The initial steps of the voyage are marked by their silence, the heroes venturing into a few missteps along the way and the team slowly diminishes with Samuel leaving the journey early on after a deportation from Mexico.

That serves as a premonition for what is to come, but even the viewer cannot anticipate how painful and grueling Quemada-Diez's film can get. The characters grow closer together and yet tragedy looms large throughout the story, with the narrative constantly shifting the point-of-view on the audience, only to remove it entirely later on as (PLOT SPOILER) major characters are cruelly taken off screen. And death is not the only answer here, as the fates are arguably worse; the audience is left wondering about their destinies and worrying greatly about the outcomes.

Visually this film really plays on the idea of isolation and exile. As Juan and his friends journey closer to "freedom" we start to see images of division and estrangement. We see a wall separating the Mexican and American border. At one point Juan and his companions are stuck underground in pure darkness, the light at the end of the tunnel a small blip on the screen. At another juncture, Juan and Chaulk look in on a toy train set, the glass barrier clearly delineated. Stark gates appear throughout, with openings growing in size and yet the sense of isolation and separation all the more prominent.

Then comes the snow motif, a visual image filled with mystery and contemplation. Initially the viewer sees it through what appear to be dream sequences. The falling snow is usually cut with a shot of a major character sleeping, adding to this notion. However when the snow motif finally reaches its apotheosis in the film's climax the meaning becomes all too painfully clear -- the dream world the characters have been setting out for is a cold and frigid one; a world that is ultimately unwelcoming.

The film's generally progression from day to night (it opens during the day and by the end the majority of scenes are in the nighttime) highlights the mood of impending tragedy with the American Dream ultimately being little more than an unattainable ideal.

At the core however is how these three main youths mature into selfless beings, each one showing compassion and kindness to their friends. Early on it is Sara bringing the joy and allowing Chaulk into their circle. Then Chaulk makes his heroic move before Juan does the same. It all adds to a tremendous sense of pity for these characters when one charts their respective developments and witnesses how unfair the world turns out for them. As Juan, Lopez is quiet and timid. One could say the same for his co-stars, but Martinez and Dominguez light up the screen with some playful chemistry. Watch the two flirt throughout the hopeful opening sections. The film's center comes during a nighttime feast in which Sara and Juan come together and reveal their intimate feelings for one another.
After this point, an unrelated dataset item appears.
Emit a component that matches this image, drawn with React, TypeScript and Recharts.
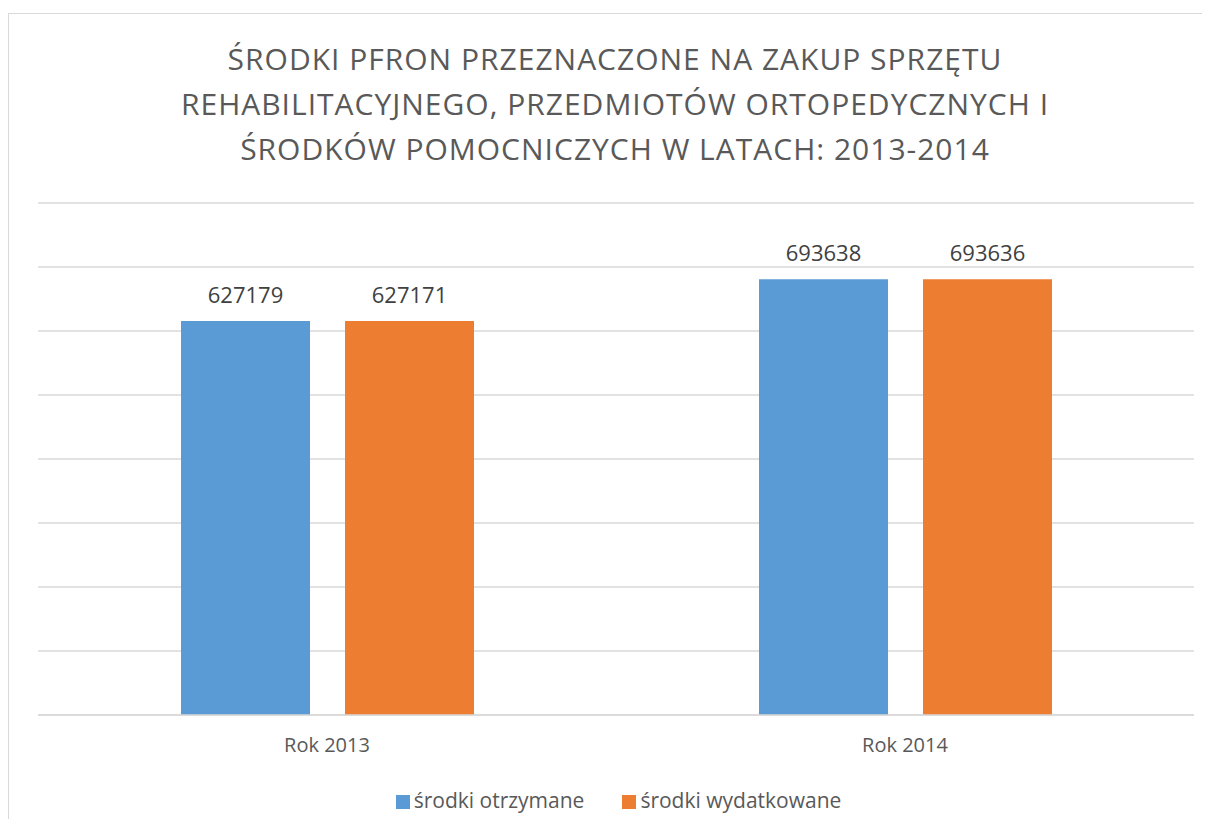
import React from 'react';
import { BarChart, Bar, XAxis, YAxis, CartesianGrid, LabelList } from 'recharts';

const categories = ['Rok 2013', 'Rok 2014'];
const otrzymane = [627179, 693638];
const wydatkowane = [627171, 693636];
const titleLines = [
  'ŚRODKI PFRON PRZEZNACZONE NA ZAKUP SPRZĘTU',
  'REHABILITACYJNEGO, PRZEDMIOTÓW ORTOPEDYCZNYCH I',
  'ŚRODKÓW POMOCNICZYCH W LATACH: 2013-2014',
];
const seriesNames = ['środki otrzymane', 'środki wydatkowane'];
const colors = ['#5B9BD5', '#ED7D31'];

const yMax = 815000;
const yTicks = Array.from({ length: 9 }, (_, i) => (yMax / 8) * i);

const data = categories.map((name, i) => ({
  name,
  otrzymane: otrzymane[i],
  wydatkowane: wydatkowane[i],
}));

const font = '"Open Sans", sans-serif';

export default function App() {
  return (
    <div
      style={{
        position: 'relative',
        top: 5,
        width: 1201,
        height: 810,
        borderTop: '1px solid #d9d9d9',
        borderLeft: '1px solid #d9d9d9',
        background: '#fff',
        fontFamily: font,
      }}
    >
      <div style={{ position: 'absolute', left: 0, top: 22, width: 1212, textAlign: 'center' }}>
        {titleLines.map((line) => (
          <div
            key={line}
            style={{ fontSize: 30, lineHeight: '45px', letterSpacing: 1, color: '#595959', whiteSpace: 'nowrap' }}
          >
            {line}
          </div>
        ))}
      </div>

      <BarChart
        width={1201}
        height={810}
        data={data}
        margin={{ top: 189, left: 29, right: 16, bottom: 69 }}
        barSize={129}
        barGap={35}
      >
        <CartesianGrid vertical={false} stroke="#d9d9d9" strokeWidth={1.5} />
        <XAxis
          xAxisId="bounds"
          type="number"
          domain={[0, 2]}
          ticks={[0, 1, 2]}
          allowDataOverflow
          height={0}
          axisLine={false}
          tick={false}
          tickSize={6}
          tickLine={{ stroke: '#d9d9d9', strokeWidth: 1.5 }}
        />
        <XAxis
          dataKey="name"
          height={40}
          axisLine={{ stroke: '#d9d9d9', strokeWidth: 1.5 }}
          tickLine={false}
          tickSize={0}
          tickMargin={23}
          tick={{ fill: '#595959', fontSize: 20, fontFamily: font }}
        />
        <YAxis hide domain={[0, yMax]} ticks={yTicks} />
        <Bar dataKey="otrzymane" name={seriesNames[0]} fill={colors[0]} isAnimationActive={false}>
          <LabelList dataKey="otrzymane" position="top" offset={18} fill="#404040" fontSize={22} fontFamily={font} />
        </Bar>
        <Bar dataKey="wydatkowane" name={seriesNames[1]} fill={colors[1]} isAnimationActive={false}>
          <LabelList dataKey="wydatkowane" position="top" offset={18} fill="#404040" fontSize={22} fontFamily={font} />
        </Bar>
      </BarChart>

      <div
        style={{
          position: 'absolute',
          left: 0,
          top: 773,
          width: 1219,
          display: 'flex',
          justifyContent: 'center',
          fontSize: 21,
          lineHeight: '26px',
          color: '#595959',
        }}
      >
        {seriesNames.map((s, i) => (
          <div key={s} style={{ display: 'flex', alignItems: 'center', marginLeft: i ? 38 : 0 }}>
            <span style={{ width: 14, height: 14, background: colors[i], marginRight: 4, marginTop: 3 }} />
            <span>{s}</span>
          </div>
        ))}
      </div>
    </div>
  );
}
Martinez is at her most energetic, dominating the scene with her aloof dance moves.

"La Jaula de Oro" is a challenging film. Of that there can be no doubt. Audiences looking for a riveting and uplifting immigration tale will be shocked to find a grueling look at the thankless journey of crossing the border and its less than glamorous outcome. People know the outcome does not live up to the billing, but few people understand just how painful it can be to end up with such mistreatment after enduring a tortuous journey to get to the promised land to begin with. The aptly named "Jaula de Oro" gives us a view into the problem.

Will Audiences Like it?

This is not a crowd-pleasing film and people who are rabidly against undocumented immigrants may find little of interest to them. Those looking at intensely rich art that uncovers the pain of the immigration process from this perspective will discover a newfound appreciation for the subject.